The controversy surrounding the issue stems from the failure of President Bush and Mexican President Vicente Fox to handle the problem five years ago, said Jeffrey Davidow, a former U.S ambassador to Mexico who now heads the Institute of the Americas at UCSD.

“The conventional wisdom is that 9/11 put a halt to any kind of immigration reform. The fact is . . . the (Bush) administration decided it was a topic too hot to handle,” he said.

In Mexico, Davidow said, the response was not an understanding of the politics but an insistence on a whole-or-nothing approach.

As a result, he said, the problem has grown and generated “bitterness, opposition to migrants and a certain amount of racism.”

Fringe groups have captured the issue, there's been an increase in nativist attitudes, migrants have not seen their lives improve, and national security has not been enhanced, Davidow said.

“I do not see a solution in building more fences,” said Mexican Sen.
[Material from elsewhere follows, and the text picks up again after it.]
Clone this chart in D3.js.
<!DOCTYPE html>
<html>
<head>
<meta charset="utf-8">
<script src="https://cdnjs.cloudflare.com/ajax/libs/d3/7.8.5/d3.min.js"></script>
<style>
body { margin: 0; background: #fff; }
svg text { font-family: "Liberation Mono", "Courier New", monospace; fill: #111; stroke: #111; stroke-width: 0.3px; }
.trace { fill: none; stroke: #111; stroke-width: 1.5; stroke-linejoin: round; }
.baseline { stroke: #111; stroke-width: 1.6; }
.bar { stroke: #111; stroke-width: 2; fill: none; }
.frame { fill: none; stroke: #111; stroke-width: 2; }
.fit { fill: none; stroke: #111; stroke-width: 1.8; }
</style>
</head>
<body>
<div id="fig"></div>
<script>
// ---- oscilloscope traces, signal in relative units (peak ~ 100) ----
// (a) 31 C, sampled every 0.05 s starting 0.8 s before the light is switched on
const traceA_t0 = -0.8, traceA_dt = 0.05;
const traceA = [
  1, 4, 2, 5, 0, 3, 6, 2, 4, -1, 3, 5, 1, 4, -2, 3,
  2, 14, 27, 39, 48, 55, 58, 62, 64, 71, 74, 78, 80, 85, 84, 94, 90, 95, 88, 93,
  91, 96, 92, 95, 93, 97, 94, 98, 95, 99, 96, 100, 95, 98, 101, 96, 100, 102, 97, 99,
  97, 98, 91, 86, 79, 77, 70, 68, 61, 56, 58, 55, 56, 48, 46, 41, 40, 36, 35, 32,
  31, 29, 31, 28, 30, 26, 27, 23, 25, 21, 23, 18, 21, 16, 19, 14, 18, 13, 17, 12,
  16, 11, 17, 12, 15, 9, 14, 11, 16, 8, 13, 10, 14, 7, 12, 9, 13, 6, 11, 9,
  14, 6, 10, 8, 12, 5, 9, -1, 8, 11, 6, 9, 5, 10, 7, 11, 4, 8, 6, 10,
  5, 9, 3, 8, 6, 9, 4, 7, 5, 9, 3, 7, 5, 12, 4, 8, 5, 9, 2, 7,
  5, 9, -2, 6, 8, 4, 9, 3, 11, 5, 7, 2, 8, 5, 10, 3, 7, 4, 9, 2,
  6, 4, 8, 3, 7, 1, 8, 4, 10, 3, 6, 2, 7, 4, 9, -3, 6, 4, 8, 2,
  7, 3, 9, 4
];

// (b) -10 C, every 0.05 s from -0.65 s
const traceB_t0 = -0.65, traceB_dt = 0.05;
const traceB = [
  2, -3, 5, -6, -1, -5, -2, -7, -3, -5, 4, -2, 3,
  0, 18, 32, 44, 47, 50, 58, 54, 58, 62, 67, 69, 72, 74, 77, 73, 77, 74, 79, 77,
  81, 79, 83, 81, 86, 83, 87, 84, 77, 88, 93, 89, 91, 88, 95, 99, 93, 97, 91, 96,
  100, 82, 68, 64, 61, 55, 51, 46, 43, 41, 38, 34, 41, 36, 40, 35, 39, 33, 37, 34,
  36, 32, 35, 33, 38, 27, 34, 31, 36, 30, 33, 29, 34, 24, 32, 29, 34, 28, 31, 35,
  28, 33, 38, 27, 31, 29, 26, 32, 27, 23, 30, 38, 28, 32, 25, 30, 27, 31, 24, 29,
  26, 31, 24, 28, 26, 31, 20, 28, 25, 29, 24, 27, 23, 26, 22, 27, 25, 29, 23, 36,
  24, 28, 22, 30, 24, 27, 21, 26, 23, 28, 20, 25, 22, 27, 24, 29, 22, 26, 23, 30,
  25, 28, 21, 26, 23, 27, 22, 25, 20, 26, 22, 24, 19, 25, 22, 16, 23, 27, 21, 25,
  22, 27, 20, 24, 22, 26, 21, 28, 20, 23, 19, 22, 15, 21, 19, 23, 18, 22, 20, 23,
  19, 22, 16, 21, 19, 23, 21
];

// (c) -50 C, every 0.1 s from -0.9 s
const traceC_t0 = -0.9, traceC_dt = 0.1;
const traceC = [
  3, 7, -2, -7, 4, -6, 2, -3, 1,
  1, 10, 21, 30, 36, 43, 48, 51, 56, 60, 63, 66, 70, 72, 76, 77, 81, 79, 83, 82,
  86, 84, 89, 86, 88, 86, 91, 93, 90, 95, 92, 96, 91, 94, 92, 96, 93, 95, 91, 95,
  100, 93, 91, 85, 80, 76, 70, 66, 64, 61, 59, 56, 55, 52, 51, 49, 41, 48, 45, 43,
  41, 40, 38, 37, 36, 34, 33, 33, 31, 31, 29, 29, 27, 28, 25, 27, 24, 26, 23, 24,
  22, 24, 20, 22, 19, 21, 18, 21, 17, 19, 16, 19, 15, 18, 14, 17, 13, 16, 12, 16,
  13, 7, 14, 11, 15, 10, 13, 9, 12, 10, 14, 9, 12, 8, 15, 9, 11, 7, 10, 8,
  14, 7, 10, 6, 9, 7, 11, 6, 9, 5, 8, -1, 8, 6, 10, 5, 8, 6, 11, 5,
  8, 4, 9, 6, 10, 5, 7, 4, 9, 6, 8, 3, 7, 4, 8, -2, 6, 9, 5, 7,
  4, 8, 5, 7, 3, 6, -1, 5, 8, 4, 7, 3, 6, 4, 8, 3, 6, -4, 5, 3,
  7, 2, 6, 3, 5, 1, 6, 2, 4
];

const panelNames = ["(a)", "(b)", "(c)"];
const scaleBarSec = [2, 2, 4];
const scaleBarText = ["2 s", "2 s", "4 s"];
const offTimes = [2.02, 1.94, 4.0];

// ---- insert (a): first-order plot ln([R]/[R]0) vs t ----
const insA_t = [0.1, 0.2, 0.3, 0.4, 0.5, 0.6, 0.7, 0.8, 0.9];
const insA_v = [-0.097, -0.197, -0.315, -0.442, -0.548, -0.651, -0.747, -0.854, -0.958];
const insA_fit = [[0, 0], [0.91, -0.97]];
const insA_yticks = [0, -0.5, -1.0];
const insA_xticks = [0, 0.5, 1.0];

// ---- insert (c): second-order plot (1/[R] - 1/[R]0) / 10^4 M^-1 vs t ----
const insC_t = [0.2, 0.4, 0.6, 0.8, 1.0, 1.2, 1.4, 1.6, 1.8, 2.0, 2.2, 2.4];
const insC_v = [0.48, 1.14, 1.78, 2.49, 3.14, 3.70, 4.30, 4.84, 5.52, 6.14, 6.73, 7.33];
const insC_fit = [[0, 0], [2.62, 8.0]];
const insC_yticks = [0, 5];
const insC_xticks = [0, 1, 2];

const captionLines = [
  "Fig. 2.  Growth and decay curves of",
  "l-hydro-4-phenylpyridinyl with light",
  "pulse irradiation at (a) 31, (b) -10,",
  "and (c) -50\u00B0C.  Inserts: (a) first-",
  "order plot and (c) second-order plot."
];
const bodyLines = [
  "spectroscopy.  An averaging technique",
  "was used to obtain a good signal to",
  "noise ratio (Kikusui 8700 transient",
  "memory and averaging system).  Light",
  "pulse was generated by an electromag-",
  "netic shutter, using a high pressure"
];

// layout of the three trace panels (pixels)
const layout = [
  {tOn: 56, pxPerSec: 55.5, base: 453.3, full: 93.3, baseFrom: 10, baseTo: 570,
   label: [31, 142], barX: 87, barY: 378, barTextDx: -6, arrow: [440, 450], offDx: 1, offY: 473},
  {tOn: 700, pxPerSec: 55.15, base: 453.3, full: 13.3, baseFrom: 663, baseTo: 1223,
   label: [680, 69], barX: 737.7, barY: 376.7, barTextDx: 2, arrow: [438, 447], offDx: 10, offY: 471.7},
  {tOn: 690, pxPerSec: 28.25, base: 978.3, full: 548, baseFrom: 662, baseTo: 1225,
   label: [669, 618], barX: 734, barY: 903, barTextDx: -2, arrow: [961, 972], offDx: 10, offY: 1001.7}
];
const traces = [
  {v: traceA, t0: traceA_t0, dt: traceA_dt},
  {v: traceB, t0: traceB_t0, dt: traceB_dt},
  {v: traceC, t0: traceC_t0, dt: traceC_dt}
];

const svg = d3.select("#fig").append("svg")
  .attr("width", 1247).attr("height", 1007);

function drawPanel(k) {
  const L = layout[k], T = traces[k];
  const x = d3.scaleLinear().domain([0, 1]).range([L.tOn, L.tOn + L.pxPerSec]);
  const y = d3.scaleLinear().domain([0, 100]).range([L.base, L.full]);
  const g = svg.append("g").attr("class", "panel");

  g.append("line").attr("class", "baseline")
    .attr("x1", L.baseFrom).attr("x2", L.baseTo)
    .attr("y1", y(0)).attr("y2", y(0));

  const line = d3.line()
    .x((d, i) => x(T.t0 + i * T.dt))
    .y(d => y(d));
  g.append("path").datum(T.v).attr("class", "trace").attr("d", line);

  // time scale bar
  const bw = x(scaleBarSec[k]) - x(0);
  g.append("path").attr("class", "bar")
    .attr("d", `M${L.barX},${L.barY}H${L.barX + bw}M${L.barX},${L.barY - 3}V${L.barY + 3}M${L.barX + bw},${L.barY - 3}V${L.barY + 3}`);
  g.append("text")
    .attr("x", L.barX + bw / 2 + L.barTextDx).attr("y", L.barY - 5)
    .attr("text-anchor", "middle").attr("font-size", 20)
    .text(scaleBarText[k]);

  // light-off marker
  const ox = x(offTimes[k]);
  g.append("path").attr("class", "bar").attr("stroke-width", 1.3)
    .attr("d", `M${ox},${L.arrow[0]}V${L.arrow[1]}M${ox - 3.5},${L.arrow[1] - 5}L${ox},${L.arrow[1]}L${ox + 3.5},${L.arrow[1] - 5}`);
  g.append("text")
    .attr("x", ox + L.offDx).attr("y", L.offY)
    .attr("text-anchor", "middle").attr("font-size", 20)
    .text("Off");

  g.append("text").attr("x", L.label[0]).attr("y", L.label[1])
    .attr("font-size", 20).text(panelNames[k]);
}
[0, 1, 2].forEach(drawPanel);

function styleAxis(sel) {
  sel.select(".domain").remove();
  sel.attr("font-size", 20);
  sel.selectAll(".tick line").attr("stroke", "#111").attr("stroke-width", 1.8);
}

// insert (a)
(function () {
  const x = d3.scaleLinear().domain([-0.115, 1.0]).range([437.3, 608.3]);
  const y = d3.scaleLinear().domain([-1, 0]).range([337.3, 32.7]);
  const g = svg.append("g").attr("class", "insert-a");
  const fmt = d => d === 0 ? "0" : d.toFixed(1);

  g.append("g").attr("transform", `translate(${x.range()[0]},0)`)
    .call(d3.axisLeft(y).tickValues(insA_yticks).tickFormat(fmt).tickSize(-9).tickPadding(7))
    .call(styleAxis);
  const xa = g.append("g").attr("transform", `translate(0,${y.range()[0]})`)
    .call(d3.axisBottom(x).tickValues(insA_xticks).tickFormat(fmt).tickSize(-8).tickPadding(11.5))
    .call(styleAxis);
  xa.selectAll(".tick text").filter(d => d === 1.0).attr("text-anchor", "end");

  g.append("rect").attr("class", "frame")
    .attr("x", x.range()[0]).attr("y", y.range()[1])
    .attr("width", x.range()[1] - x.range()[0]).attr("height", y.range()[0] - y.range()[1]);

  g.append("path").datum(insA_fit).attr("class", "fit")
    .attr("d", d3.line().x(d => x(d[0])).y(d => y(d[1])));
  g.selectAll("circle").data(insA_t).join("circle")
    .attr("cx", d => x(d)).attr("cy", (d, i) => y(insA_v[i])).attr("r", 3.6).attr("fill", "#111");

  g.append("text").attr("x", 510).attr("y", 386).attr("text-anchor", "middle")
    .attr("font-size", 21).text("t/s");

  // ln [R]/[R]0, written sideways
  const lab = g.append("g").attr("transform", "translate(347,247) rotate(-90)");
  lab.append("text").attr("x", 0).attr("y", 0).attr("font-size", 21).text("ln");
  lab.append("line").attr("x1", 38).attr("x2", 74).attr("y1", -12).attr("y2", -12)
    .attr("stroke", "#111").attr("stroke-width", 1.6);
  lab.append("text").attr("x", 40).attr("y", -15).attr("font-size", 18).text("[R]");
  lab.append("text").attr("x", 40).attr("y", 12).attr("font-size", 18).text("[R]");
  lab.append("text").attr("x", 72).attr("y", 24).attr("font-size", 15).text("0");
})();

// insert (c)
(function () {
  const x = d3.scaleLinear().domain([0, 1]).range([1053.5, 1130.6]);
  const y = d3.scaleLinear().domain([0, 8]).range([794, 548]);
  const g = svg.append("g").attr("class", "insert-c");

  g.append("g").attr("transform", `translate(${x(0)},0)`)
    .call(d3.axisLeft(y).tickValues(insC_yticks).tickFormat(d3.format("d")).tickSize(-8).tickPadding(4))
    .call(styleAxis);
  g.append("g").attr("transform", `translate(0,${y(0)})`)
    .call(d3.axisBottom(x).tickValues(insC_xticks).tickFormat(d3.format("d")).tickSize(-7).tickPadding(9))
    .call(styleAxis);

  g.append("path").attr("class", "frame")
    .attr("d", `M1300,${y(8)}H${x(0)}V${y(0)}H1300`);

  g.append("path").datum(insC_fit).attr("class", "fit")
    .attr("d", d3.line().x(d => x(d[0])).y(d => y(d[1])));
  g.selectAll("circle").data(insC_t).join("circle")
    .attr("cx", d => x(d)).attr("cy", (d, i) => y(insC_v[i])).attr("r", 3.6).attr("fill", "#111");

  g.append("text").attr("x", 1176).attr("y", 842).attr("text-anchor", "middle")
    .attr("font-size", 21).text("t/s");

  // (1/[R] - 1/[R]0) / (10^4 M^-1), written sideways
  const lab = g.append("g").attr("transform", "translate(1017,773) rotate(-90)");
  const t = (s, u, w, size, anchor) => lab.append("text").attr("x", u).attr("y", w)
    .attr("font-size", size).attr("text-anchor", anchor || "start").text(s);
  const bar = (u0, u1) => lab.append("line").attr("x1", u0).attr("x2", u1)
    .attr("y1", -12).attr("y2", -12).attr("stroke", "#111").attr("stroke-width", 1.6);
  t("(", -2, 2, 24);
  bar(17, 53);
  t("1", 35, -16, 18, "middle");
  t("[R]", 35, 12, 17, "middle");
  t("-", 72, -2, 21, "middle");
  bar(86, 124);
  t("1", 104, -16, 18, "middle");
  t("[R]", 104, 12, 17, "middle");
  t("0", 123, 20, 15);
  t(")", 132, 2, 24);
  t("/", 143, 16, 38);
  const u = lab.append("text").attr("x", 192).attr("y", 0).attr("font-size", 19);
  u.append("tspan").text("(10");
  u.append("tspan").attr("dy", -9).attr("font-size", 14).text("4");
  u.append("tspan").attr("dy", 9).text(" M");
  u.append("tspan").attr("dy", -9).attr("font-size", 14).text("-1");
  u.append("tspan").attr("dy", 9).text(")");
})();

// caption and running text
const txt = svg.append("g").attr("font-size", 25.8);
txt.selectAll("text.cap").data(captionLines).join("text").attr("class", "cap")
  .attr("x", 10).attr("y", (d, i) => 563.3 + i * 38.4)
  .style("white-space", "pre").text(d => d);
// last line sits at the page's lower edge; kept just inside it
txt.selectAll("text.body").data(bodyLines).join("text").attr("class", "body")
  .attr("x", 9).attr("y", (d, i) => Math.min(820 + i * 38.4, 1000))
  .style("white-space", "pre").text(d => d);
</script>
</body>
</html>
Hector Osuna Jaime, a former Tijuana mayor. “You have to ask how high, what material will be used, and who will build it. We might even help you, but it's not going to solve the problem.”

Nevertheless, the contentiousness of the immigration debate in the United States has prompted Mexican leaders to take a more active role in finding solutions, Osuna said.

The country needs not only to provide jobs for its working population, but it must also provide jobs that pay high enough salaries to erase the current wage gap in which Mexican jobs pay one-eighth of what is offered in the United States.

“Solutions won't come for a long time,” Osuna said. “But we recognize we have our share of responsibilities.”

The U.S. Congress is not moving quickly in the days before the November general election and the end of its term to resolve differences between House and Senate versions of immigration legislation, SDSU's Gerber noted.

“There's a potential to do great harm here to U.S.-Mexico relations and San Diego-Tijuana relations,” Gerber said. “It could erect barriers in our binational community that would prevent us from working together in the future.”

He encouraged both communities to work together to influence Congress to come up with a reasonable immigration policy.

“A San Diego-Tijuana voice can have a big impact on shaping the legislation that ultimately results,” he said.